DATASET EXTRACT:
--- BEGIN ---
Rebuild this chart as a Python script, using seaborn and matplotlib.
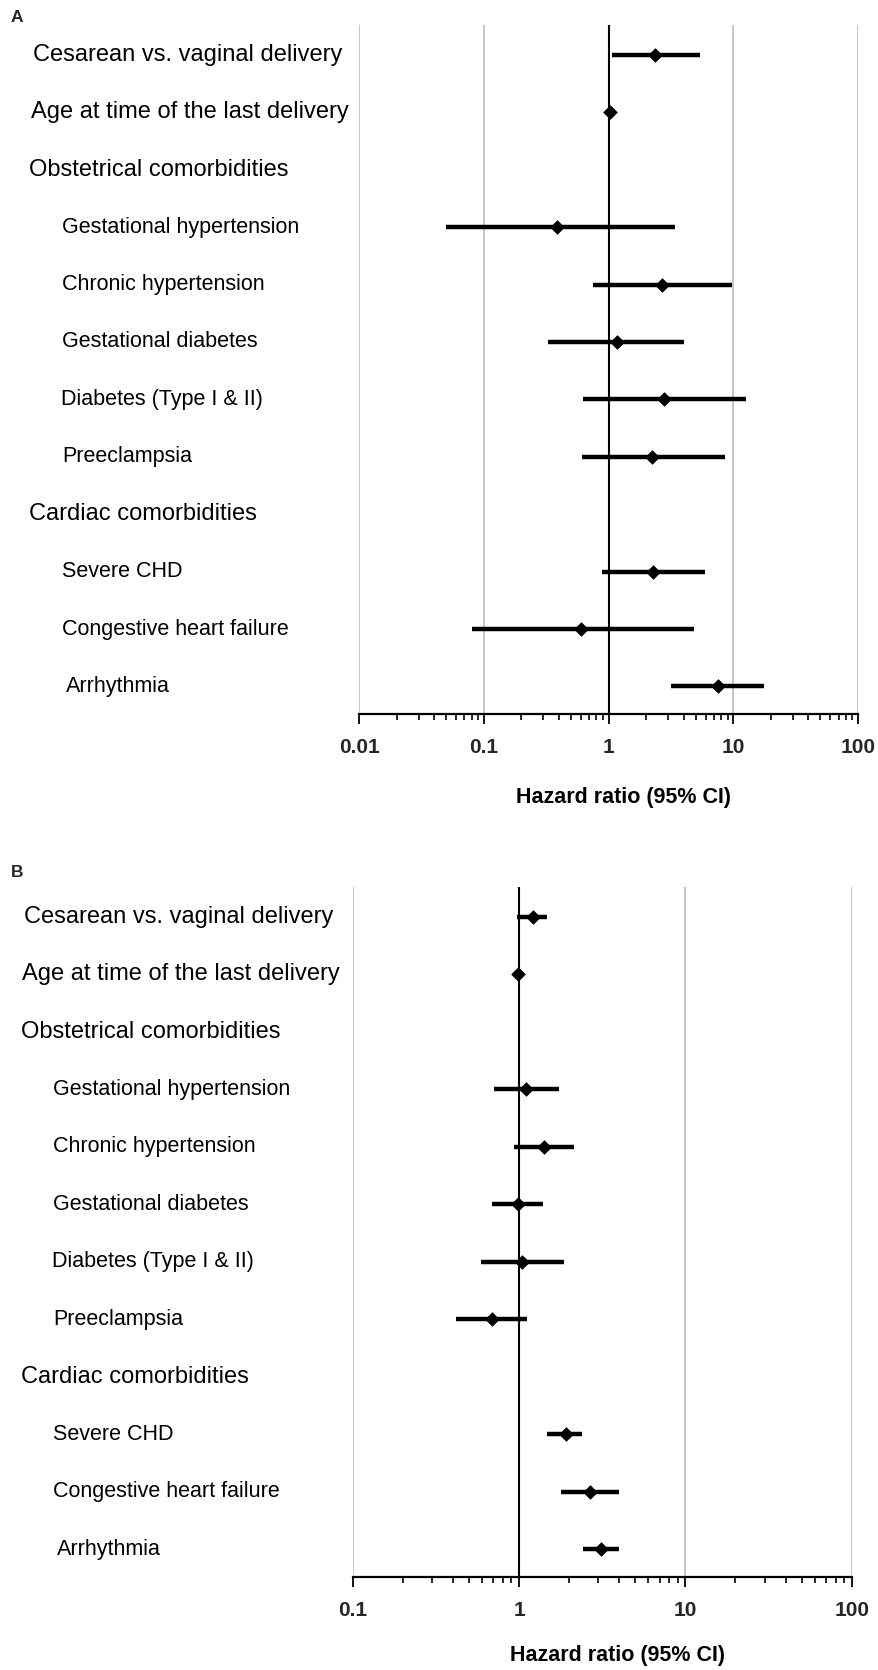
import numpy as np
import pandas as pd
import matplotlib
matplotlib.use("Agg")
import matplotlib.pyplot as plt
import matplotlib.transforms as mtrans
from matplotlib.ticker import LogLocator, NullFormatter
import seaborn as sns

nan = np.nan

# ---------------- data ----------------
labels = ["Cesarean vs. vaginal delivery", "Age at time of the last delivery",
          "Obstetrical comorbidities", "Gestational hypertension", "Chronic hypertension",
          "Gestational diabetes", "Diabetes (Type I & II)", "Preeclampsia",
          "Cardiac comorbidities", "Severe CHD", "Congestive heart failure", "Arrhythmia"]

a_hr = [2.35, 1.02, nan, 0.39, 2.66, 1.16, 2.78, 2.25, nan, 2.28, 0.60, 7.48]
a_lo = [1.06, 0.99, nan, 0.050, 0.75, 0.33, 0.63, 0.61, nan, 0.89, 0.080, 3.16]
a_hi = [5.4, 1.05, nan, 3.4, 9.7, 4.0, 12.6, 8.6, nan, 5.9, 4.86, 17.7]

b_hr = [1.21, 0.99, nan, 1.10, 1.42, 0.99, 1.04, 0.69, nan, 1.91, 2.67, 3.11]
b_lo = [0.97, 0.98, nan, 0.71, 0.93, 0.69, 0.59, 0.42, nan, 1.48, 1.78, 2.42]
b_hi = [1.47, 1.01, nan, 1.74, 2.15, 1.39, 1.86, 1.11, nan, 2.40, 4.01, 4.01]

a_ticks = [0.01, 0.1, 1, 10, 100]
a_ticklabels = ["0.01", "0.1", "1", "10", "100"]
b_ticks = [0.1, 1, 10, 100]
b_ticklabels = ["0.1", "1", "10", "100"]

xlabel = "Hazard ratio (95% CI)"

# ---------------- layout (pixels) ----------------
W, H = 879, 1670
header_rows = [0, 1, 2, 8]
a_label_x = [33, 31, 29, 62, 62, 62, 61, 62, 29, 62, 62, 66]
b_label_x = [24, 22, 21, 53, 53, 53, 52, 53, 21, 53, 53, 57]

sns.set_theme(style="white")
plt.rcParams["font.family"] = ["Liberation Sans", "DejaVu Sans"]

fig = plt.figure(figsize=(W / 100, H / 100), dpi=100)


def px_axes(left, top, right, bottom):
    return fig.add_axes([left / W, 1 - bottom / H, (right - left) / W, (bottom - top) / H])


def panel(ax, hr, lo, hi, ticks, ticklabels, xlim, label_x, xlab_pos):
    rows = np.arange(len(labels))
    df = pd.DataFrame({"row": rows, "hr": hr, "lo": lo, "hi": hi}).dropna()
    long = pd.concat([
        pd.DataFrame({"row": df["row"], "x": df["lo"], "y": df["row"]}),
        pd.DataFrame({"row": df["row"], "x": df["hi"], "y": df["row"]}),
    ])
    ax.set_xscale("log")
    ax.grid(axis="x", which="major", color="#c2c2c2", lw=1.3, zorder=0)
    ax.set_axisbelow(True)
    ax.axvline(1, color="black", lw=1.5, zorder=1)
    sns.lineplot(data=long, x="x", y="y", units="row", estimator=None, sort=True,
                 color="black", lw=3.2, legend=False, ax=ax, zorder=3,
                 solid_capstyle="butt")
    sns.scatterplot(data=df, x="hr", y="row", marker="D", s=48, color="black",
                    edgecolor="black", linewidth=0.5, legend=False, ax=ax, zorder=4)
    ax.set_xlim(*xlim)
    ax.set_ylim(11.48, -0.52)
    ax.set_xticks(ticks, labels=ticklabels)
    ax.xaxis.set_minor_locator(LogLocator(base=10, subs=np.arange(2, 10)))
    ax.xaxis.set_minor_formatter(NullFormatter())
    ax.tick_params(axis="x", which="major", direction="out", length=7, width=1.3,
                   color="black", labelsize=15, pad=10, bottom=True)
    ax.tick_params(axis="x", which="minor", direction="out", length=4.5, width=1.2,
                   color="black", bottom=True)
    for t in ax.get_xticklabels():
        t.set_fontweight("bold")
    ax.set_yticks([])
    ax.set_ylabel("")
    for s in ["left", "top", "right"]:
        ax.spines[s].set_visible(False)
    ax.spines["bottom"].set_color("black")
    ax.spines["bottom"].set_linewidth(1.6)
    ax.set_xlabel(xlabel, fontsize=15.5, fontweight="bold", color="black")
    ax.xaxis.label.set_va("center")
    ax.xaxis.set_label_coords(*xlab_pos)
    tr = mtrans.blended_transform_factory(fig.transFigure, ax.transData)
    for i, lab in enumerate(labels):
        fs = 17 if i in header_rows else 15.5
        ax.text(label_x[i] / W, i, lab, transform=tr, ha="left", va="center",
                fontsize=fs, color="black")


axA = px_axes(359, 25, 858, 714)
panel(axA, a_hr, a_lo, a_hi, a_ticks, a_ticklabels, (0.01, 100), a_label_x,
      ((624 - 359) / 499, (714 - 798) / 689))

axB = px_axes(352.7, 886.7, 851.7, 1577)
panel(axB, b_hr, b_lo, b_hi, b_ticks, b_ticklabels, (0.1, 100), b_label_x,
      ((617 - 352.7) / 499, (1577 - 1655) / 690.3))

fig.text(11 / W, 1 - 18 / H, "A", fontsize=12.5, fontweight="bold", ha="left", va="center")
fig.text(11 / W, 1 - 872.5 / H, "B", fontsize=12.5, fontweight="bold", ha="left", va="center")

fig.savefig("out.png", dpi=100, facecolor="white")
--- END ---
Leave out the pictures and copy the rest of the material above exactly.

WRITTEN ANSWER:
Rebuild this chart as a Python script, using seaborn and matplotlib.
import numpy as np
import pandas as pd
import matplotlib
matplotlib.use("Agg")
import matplotlib.pyplot as plt
import matplotlib.transforms as mtrans
from matplotlib.ticker import LogLocator, NullFormatter
import seaborn as sns

nan = np.nan

# ---------------- data ----------------
labels = ["Cesarean vs. vaginal delivery", "Age at time of the last delivery",
          "Obstetrical comorbidities", "Gestational hypertension", "Chronic hypertension",
          "Gestational diabetes", "Diabetes (Type I & II)", "Preeclampsia",
          "Cardiac comorbidities", "Severe CHD", "Congestive heart failure", "Arrhythmia"]

a_hr = [2.35, 1.02, nan, 0.39, 2.66, 1.16, 2.78, 2.25, nan, 2.28, 0.60, 7.48]
a_lo = [1.06, 0.99, nan, 0.050, 0.75, 0.33, 0.63, 0.61, nan, 0.89, 0.080, 3.16]
a_hi = [5.4, 1.05, nan, 3.4, 9.7, 4.0, 12.6, 8.6, nan, 5.9, 4.86, 17.7]

b_hr = [1.21, 0.99, nan, 1.10, 1.42, 0.99, 1.04, 0.69, nan, 1.91, 2.67, 3.11]
b_lo = [0.97, 0.98, nan, 0.71, 0.93, 0.69, 0.59, 0.42, nan, 1.48, 1.78, 2.42]
b_hi = [1.47, 1.01, nan, 1.74, 2.15, 1.39, 1.86, 1.11, nan, 2.40, 4.01, 4.01]

a_ticks = [0.01, 0.1, 1, 10, 100]
a_ticklabels = ["0.01", "0.1", "1", "10", "100"]
b_ticks = [0.1, 1, 10, 100]
b_ticklabels = ["0.1", "1", "10", "100"]

xlabel = "Hazard ratio (95% CI)"

# ---------------- layout (pixels) ----------------
W, H = 879, 1670
header_rows = [0, 1, 2, 8]
a_label_x = [33, 31, 29, 62, 62, 62, 61, 62, 29, 62, 62, 66]
b_label_x = [24, 22, 21, 53, 53, 53, 52, 53, 21, 53, 53, 57]

sns.set_theme(style="white")
plt.rcParams["font.family"] = ["Liberation Sans", "DejaVu Sans"]

fig = plt.figure(figsize=(W / 100, H / 100), dpi=100)


def px_axes(left, top, right, bottom):
    return fig.add_axes([left / W, 1 - bottom / H, (right - left) / W, (bottom - top) / H])


def panel(ax, hr, lo, hi, ticks, ticklabels, xlim, label_x, xlab_pos):
    rows = np.arange(len(labels))
    df = pd.DataFrame({"row": rows, "hr": hr, "lo": lo, "hi": hi}).dropna()
    long = pd.concat([
        pd.DataFrame({"row": df["row"], "x": df["lo"], "y": df["row"]}),
        pd.DataFrame({"row": df["row"], "x": df["hi"], "y": df["row"]}),
    ])
    ax.set_xscale("log")
    ax.grid(axis="x", which="major", color="#c2c2c2", lw=1.3, zorder=0)
    ax.set_axisbelow(True)
    ax.axvline(1, color="black", lw=1.5, zorder=1)
    sns.lineplot(data=long, x="x", y="y", units="row", estimator=None, sort=True,
                 color="black", lw=3.2, legend=False, ax=ax, zorder=3,
                 solid_capstyle="butt")
    sns.scatterplot(data=df, x="hr", y="row", marker="D", s=48, color="black",
                    edgecolor="black", linewidth=0.5, legend=False, ax=ax, zorder=4)
    ax.set_xlim(*xlim)
    ax.set_ylim(11.48, -0.52)
    ax.set_xticks(ticks, labels=ticklabels)
    ax.xaxis.set_minor_locator(LogLocator(base=10, subs=np.arange(2, 10)))
    ax.xaxis.set_minor_formatter(NullFormatter())
    ax.tick_params(axis="x", which="major", direction="out", length=7, width=1.3,
                   color="black", labelsize=15, pad=10, bottom=True)
    ax.tick_params(axis="x", which="minor", direction="out", length=4.5, width=1.2,
                   color="black", bottom=True)
    for t in ax.get_xticklabels():
        t.set_fontweight("bold")
    ax.set_yticks([])
    ax.set_ylabel("")
    for s in ["left", "top", "right"]:
        ax.spines[s].set_visible(False)
    ax.spines["bottom"].set_color("black")
    ax.spines["bottom"].set_linewidth(1.6)
    ax.set_xlabel(xlabel, fontsize=15.5, fontweight="bold", color="black")
    ax.xaxis.label.set_va("center")
    ax.xaxis.set_label_coords(*xlab_pos)
    tr = mtrans.blended_transform_factory(fig.transFigure, ax.transData)
    for i, lab in enumerate(labels):
        fs = 17 if i in header_rows else 15.5
        ax.text(label_x[i] / W, i, lab, transform=tr, ha="left", va="center",
                fontsize=fs, color="black")


axA = px_axes(359, 25, 858, 714)
panel(axA, a_hr, a_lo, a_hi, a_ticks, a_ticklabels, (0.01, 100), a_label_x,
      ((624 - 359) / 499, (714 - 798) / 689))

axB = px_axes(352.7, 886.7, 851.7, 1577)
panel(axB, b_hr, b_lo, b_hi, b_ticks, b_ticklabels, (0.1, 100), b_label_x,
      ((617 - 352.7) / 499, (1577 - 1655) / 690.3))

fig.text(11 / W, 1 - 18 / H, "A", fontsize=12.5, fontweight="bold", ha="left", va="center")
fig.text(11 / W, 1 - 872.5 / H, "B", fontsize=12.5, fontweight="bold", ha="left", va="center")

fig.savefig("out.png", dpi=100, facecolor="white")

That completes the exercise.